Le suspect dément toutefois avoir tué la jeune femme : « Son implication dans le crime n’est pas établie », précise Jean-François Pascal, le procureur de la République d’Évry. 

Si des éléments permettent de suspecter l’individu, le fait que son ADN ait été retrouvé ne constitue « pas une preuve » de son implication. Les faits étant prescrits depuis 2003, les enquêteurs relâchent le suspect dont le profil ne correspond pas à celui d’un violeur. 

Pourtant le lundi 11 mars 2024, Philippe L. est condamné à huit ans de prison pour viol et agression sexuelle sur mineur dans un cadre intrafamilial par la cour d’assises de l’Essonne. 

4. La problématique de la prescription

Comme dit précédemment, les faits sont prescrits depuis 2003. Pourtant, les avocats des victimes sont toujours à la recherche d’actes susceptibles d’avoir suspendu le délai de la prescription. 

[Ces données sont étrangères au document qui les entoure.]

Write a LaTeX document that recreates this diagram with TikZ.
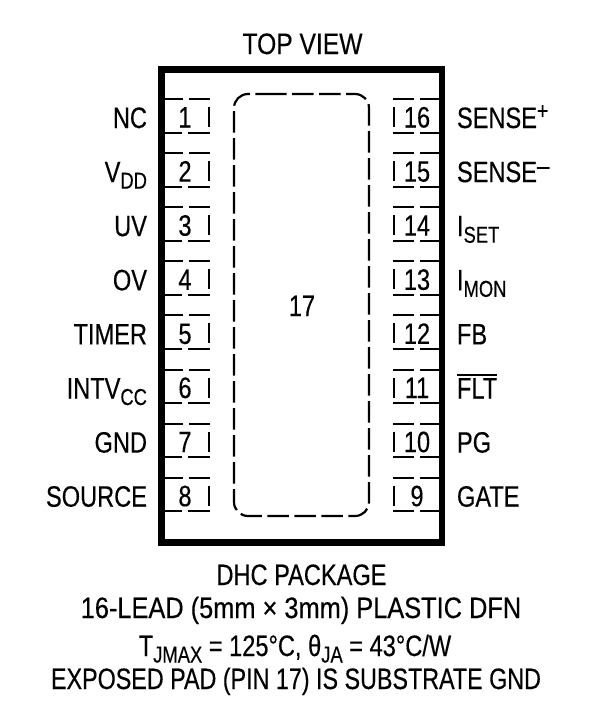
\documentclass[tikz,border=0pt]{standalone}
\usetikzlibrary{calc}
\usepackage{fontspec}
\setmainfont[FakeStretch=0.8,FakeBold=0.3]{Liberation Sans}
\newfontfamily\fontwide[FakeStretch=0.86,FakeBold=0.3]{Liberation Sans}
\newfontfamily\fontmid[FakeStretch=0.835,FakeBold=0.3]{Liberation Sans}
\newfontfamily\fonttight[FakeStretch=0.79,FakeBold=0.3]{Liberation Sans}
\newcommand{\lowtxt}[1]{\raisebox{-6.5pt}{\fontsize{23}{23}\selectfont #1}}
\newcommand{\plustxt}{\raisebox{9pt}{\fontsize{24}{24}\selectfont +}}
\newcommand{\minustxt}{\raisebox{7pt}{\fontsize{28}{28}\selectfont –}}
\newcommand{\barred}[1]{\leavevmode\setbox0=\hbox{#1}\rlap{\rule[23pt]{\wd0}{1.7pt}}\box0}
\tikzset{
  txt/.style={inner sep=0pt,outer sep=0pt,font=\fontsize{29.5}{30}\selectfont},
  lblL/.style={txt,anchor=base east},
  lblR/.style={txt,anchor=base west},
  numb/.style={txt,anchor=base},
  mid/.style={txt,anchor=base},
  padline/.style={line width=2pt,black},
  padedge/.style={line width=2.2pt,black,dash pattern=on 21.5pt off 5.5pt,line cap=butt},
  pkg/.style={draw=black,line width=6.5pt,fill=white,outer sep=0pt,inner sep=0pt}
}
\begin{document}
\begin{tikzpicture}[x=1pt,y=-1pt]
\useasboundingbox (0,0) rectangle (602,707);
\fill[white] (0,0) rectangle (602,707);
\node[pkg,minimum width=280.5pt,minimum height=473pt,anchor=north west] (body) at (161.5,69.5) {};
% exposed pad
\coordinate (padstart) at (265,94);
\draw[padedge,rounded corners=14pt] (padstart) -- (369,94) -- (369,516) -- (234,516) -- (234,94) -- (padstart);
% left pads
\foreach \i/\lab in {1/NC,2/V\lowtxt{DD},3/UV,4/OV,5/TIMER,6/INTV\lowtxt{CC},7/GND,8/SOURCE}{
  \pgfmathsetmacro{\ya}{99+54.1*(\i-1)}
  \coordinate (lt\i) at (165,\ya);
  \draw[padline] (lt\i) -- ++(18,0) ++(6,0) -- ++(21,0);
  \draw[padline] ($(lt\i)+(0,33.5)$) -- ++(17,0) ++(6,0) -- ++(22,0);
  \draw[padline] ($(lt\i)+(44,8)$) -- ++(0,20);
  \node[numb] (pl\i) at ($(lt\i)+(20,28.5)$) {\i};
  \node[lblL] (ll\i) at ($(lt\i)+(-18,29)$) {\lab};
}
% right pads
\foreach \i/\n/\lab in {1/16/SENSE\plustxt,2/15/SENSE\minustxt,3/14/I\lowtxt{SET},4/13/I\lowtxt{MON},5/12/FB,6/11/{\barred{FLT}},7/10/PG,8/9/GATE}{
  \pgfmathsetmacro{\ya}{99+54.1*(\i-1)}
  \coordinate (rt\i) at (393,\ya);
  \draw[padline] (rt\i) -- ++(21,0) ++(6,0) -- ++(19,0);
  \draw[padline] ($(rt\i)+(0,33.5)$) -- ++(21,0) ++(6,0) -- ++(19,0);
  \draw[padline] ($(rt\i)+(1,8)$) -- ++(0,20);
  \node[numb] (pr\i) at ($(rt\i)+(24,28.5)$) {\n};
  \node[lblR] (lr\i) at ($(rt\i)+(64,29)$) {\lab};
}
\node[mid] (seventeen) at (302,316) {17};
\node[mid] (top) at (302.5,54) {\fontmid TOP VIEW};
\node[mid] (l1) at (301.5,585) {DHC PACKAGE};
\node[mid] (l2) at (301,618) {\fontwide 16-LEAD (5mm × 3mm) PLASTIC DFN};
\node[mid] (l3) at (295,656) {T\lowtxt{JMAX} = 125°C, θ\lowtxt{JA} = 43°C/W};
\node[mid] (l4) at (296,689) {\fonttight EXPOSED PAD (PIN 17) IS SUBSTRATE GND};
\end{tikzpicture}
\end{document}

A ce titre, il est bon de rappeler qu’en matière de crime, et ce jusqu’en 1994, l’action publique se prescrivait par dix années révolues à compter du jour où le crime avait été commis ou à compter du dernier acte d’enquête(1), sauf en cas d’obstacle de fait insurmontable et assimilable à la force majeure, rendant impossible la mise en mouvement ou l’exercice de l’action publique, ce qui avait pour effet de suspendre le cours de cette prescription décennale(2)

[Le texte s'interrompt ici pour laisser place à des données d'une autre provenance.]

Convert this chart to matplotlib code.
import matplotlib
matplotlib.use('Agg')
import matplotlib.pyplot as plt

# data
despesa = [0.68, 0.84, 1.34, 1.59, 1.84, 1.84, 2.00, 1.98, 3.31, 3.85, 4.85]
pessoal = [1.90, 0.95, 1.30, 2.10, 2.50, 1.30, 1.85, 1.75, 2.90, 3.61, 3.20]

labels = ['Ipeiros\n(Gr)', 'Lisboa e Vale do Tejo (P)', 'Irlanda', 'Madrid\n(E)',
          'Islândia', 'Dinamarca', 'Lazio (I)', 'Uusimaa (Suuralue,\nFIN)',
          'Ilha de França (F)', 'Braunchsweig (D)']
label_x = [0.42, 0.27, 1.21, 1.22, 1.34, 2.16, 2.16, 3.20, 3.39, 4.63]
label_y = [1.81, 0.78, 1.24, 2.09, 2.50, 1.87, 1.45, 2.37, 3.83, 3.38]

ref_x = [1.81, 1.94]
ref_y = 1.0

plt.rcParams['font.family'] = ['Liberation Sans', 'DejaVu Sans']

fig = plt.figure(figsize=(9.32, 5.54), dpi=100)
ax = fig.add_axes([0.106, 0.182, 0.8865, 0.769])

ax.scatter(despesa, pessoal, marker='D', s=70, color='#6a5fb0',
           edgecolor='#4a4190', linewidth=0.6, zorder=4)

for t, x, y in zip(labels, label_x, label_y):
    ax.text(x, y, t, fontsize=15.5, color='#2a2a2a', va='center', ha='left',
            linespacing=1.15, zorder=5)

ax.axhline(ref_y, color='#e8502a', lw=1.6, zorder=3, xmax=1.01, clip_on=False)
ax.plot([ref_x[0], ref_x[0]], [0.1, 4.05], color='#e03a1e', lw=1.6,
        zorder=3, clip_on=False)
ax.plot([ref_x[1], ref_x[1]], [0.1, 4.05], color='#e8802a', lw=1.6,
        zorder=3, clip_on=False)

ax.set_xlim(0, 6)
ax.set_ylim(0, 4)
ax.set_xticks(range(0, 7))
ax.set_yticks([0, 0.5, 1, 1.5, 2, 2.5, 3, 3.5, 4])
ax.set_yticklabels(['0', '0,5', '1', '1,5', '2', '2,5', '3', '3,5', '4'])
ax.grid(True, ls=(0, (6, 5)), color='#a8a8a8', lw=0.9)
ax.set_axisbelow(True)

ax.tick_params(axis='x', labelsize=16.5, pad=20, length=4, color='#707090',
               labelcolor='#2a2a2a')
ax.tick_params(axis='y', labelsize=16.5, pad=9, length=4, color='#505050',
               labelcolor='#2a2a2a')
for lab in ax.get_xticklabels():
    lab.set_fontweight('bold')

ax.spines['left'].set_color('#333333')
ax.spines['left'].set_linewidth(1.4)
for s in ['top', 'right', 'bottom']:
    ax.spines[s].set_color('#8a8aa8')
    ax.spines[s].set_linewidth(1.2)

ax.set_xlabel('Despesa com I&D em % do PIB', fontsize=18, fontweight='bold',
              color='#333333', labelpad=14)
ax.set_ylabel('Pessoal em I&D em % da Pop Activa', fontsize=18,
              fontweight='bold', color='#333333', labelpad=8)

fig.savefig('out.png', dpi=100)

Le PCSNE examine actuellement la possibilité de se saisir du dossier, malgré cette prescription. Ce cold case français va-t-il finalement connaître un dénouement ? 

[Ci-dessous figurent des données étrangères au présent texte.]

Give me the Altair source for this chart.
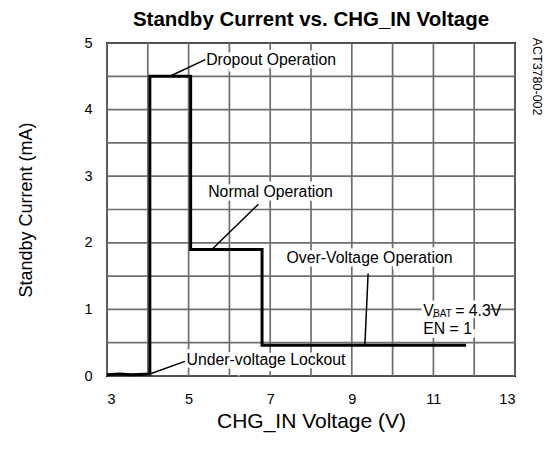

« Notre travail, c’est de trouver les suspects. J’ai encore espoir, c’est l’un des dossiers qui m’a toujours rongé l’esprit. C’est une vraie frustration professionnelle et surtout pour les victimes » exprime Gilles Leclair.

Victoria Christophorov pour association-avane.fr

1 Article 7 du code de procédure pénale (version en vigueur du 14 juillet 1989 au 1er mars 1994) : En matière de crime, l’action publique se prescrit par dix années révolues à compter du jour où le crime a été commis si, dans cet intervalle, il n’a été fait aucun acte d’instruction ou de poursuite. / S’il en a été effectué dans cet intervalle, elle ne se prescrit qu’après dix années révolues à compter du dernier acte. Il en est ainsi même à l’égard des personnes qui ne seraient pas impliquées dans cet acte d’instruction ou de poursuite. Lorsque la victime est mineure et que le crime a été commis par un ascendant légitime, naturel ou adoptif ou par une personne ayant autorité sur elle, le délai de prescription est réouvert ou court à nouveau à son profit, pour la même durée à partir de sa majorité.

2 Article 9-3 du code de procédure pénale : Tout obstacle de droit, prévu par la loi, ou tout obstacle de fait insurmontable et assimilable à la force majeure, qui rend impossible la mise en mouvement ou l’exercice de l’action publique, suspend la prescription.